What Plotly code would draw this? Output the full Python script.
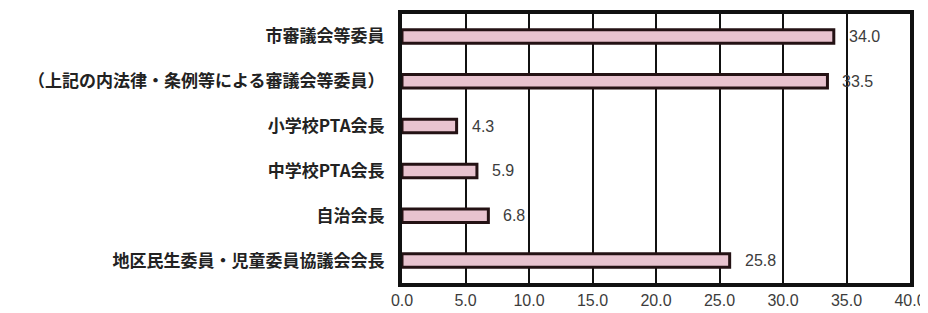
import plotly.graph_objects as go

categories = [
    "市審議会等委員",
    "（上記の内法律・条例等による審議会等委員）",
    "小学校PTA会長",
    "中学校PTA会長",
    "自治会長",
    "地区民生委員・児童委員協議会会長",
]
values = [34.0, 33.5, 4.3, 5.9, 6.8, 25.8]
tick_vals = [0, 5, 10, 15, 20, 25, 30, 35, 40]
tick_text = ["0.0", "5.0", "10.0", "15.0", "20.0", "25.0", "30.0", "35.0", "40.0"]

num_font = dict(size=16, color="#3c3c3c", family="Arial, Liberation Sans, sans-serif")

fig = go.Figure(
    go.Bar(
        y=categories,
        x=values,
        orientation="h",
        width=0.3,
        marker=dict(color="#e8c3cf", line=dict(color="#241214", width=3)),
    )
)

for c, v in zip(categories, values):
    fig.add_annotation(
        x=v, y=c, text=f"{v:.1f}", showarrow=False,
        xanchor="left", xshift=13, font=num_font,
    )

fig.update_layout(
    width=920,
    height=305,
    margin=dict(l=394, r=15, t=2, b=30),
    plot_bgcolor="white",
    paper_bgcolor="white",
    showlegend=False,
    font=dict(family="Noto Sans CJK JP", color="#222"),
)
fig.update_xaxes(
    range=[0, 40],
    tickvals=tick_vals,
    ticktext=tick_text,
    showgrid=True,
    gridcolor="#111",
    gridwidth=2,
    showline=True,
    linecolor="#111",
    linewidth=4,
    mirror=True,
    ticks="",
    zeroline=False,
    ticklabeloverflow="allow",
    tickfont=num_font,
)
fig.update_yaxes(
    categoryorder="array",
    categoryarray=categories[::-1],
    showline=True,
    linecolor="#111",
    linewidth=4,
    mirror=True,
    ticks="",
    ticklabelstandoff=10,
    tickfont=dict(size=17, color="#222", family="Noto Sans CJK JP", weight="bold"),
)

fig.write_html("out.html")
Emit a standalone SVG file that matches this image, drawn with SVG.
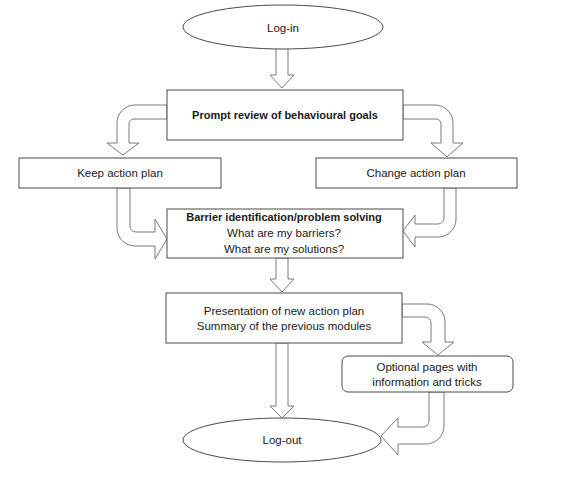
————
Exercise prompt: From the listing above, print every entry precisely and drop the pictures.

Result of this task:
What Plotly code would draw this? Output the full Python script.
import plotly.graph_objects as go

categories = [
    "市審議会等委員",
    "（上記の内法律・条例等による審議会等委員）",
    "小学校PTA会長",
    "中学校PTA会長",
    "自治会長",
    "地区民生委員・児童委員協議会会長",
]
values = [34.0, 33.5, 4.3, 5.9, 6.8, 25.8]
tick_vals = [0, 5, 10, 15, 20, 25, 30, 35, 40]
tick_text = ["0.0", "5.0", "10.0", "15.0", "20.0", "25.0", "30.0", "35.0", "40.0"]

num_font = dict(size=16, color="#3c3c3c", family="Arial, Liberation Sans, sans-serif")

fig = go.Figure(
    go.Bar(
        y=categories,
        x=values,
        orientation="h",
        width=0.3,
        marker=dict(color="#e8c3cf", line=dict(color="#241214", width=3)),
    )
)

for c, v in zip(categories, values):
    fig.add_annotation(
        x=v, y=c, text=f"{v:.1f}", showarrow=False,
        xanchor="left", xshift=13, font=num_font,
    )

fig.update_layout(
    width=920,
    height=305,
    margin=dict(l=394, r=15, t=2, b=30),
    plot_bgcolor="white",
    paper_bgcolor="white",
    showlegend=False,
    font=dict(family="Noto Sans CJK JP", color="#222"),
)
fig.update_xaxes(
    range=[0, 40],
    tickvals=tick_vals,
    ticktext=tick_text,
    showgrid=True,
    gridcolor="#111",
    gridwidth=2,
    showline=True,
    linecolor="#111",
    linewidth=4,
    mirror=True,
    ticks="",
    zeroline=False,
    ticklabeloverflow="allow",
    tickfont=num_font,
)
fig.update_yaxes(
    categoryorder="array",
    categoryarray=categories[::-1],
    showline=True,
    linecolor="#111",
    linewidth=4,
    mirror=True,
    ticks="",
    ticklabelstandoff=10,
    tickfont=dict(size=17, color="#222", family="Noto Sans CJK JP", weight="bold"),
)

fig.write_html("out.html")
Emit a standalone SVG file that matches this image, drawn with SVG.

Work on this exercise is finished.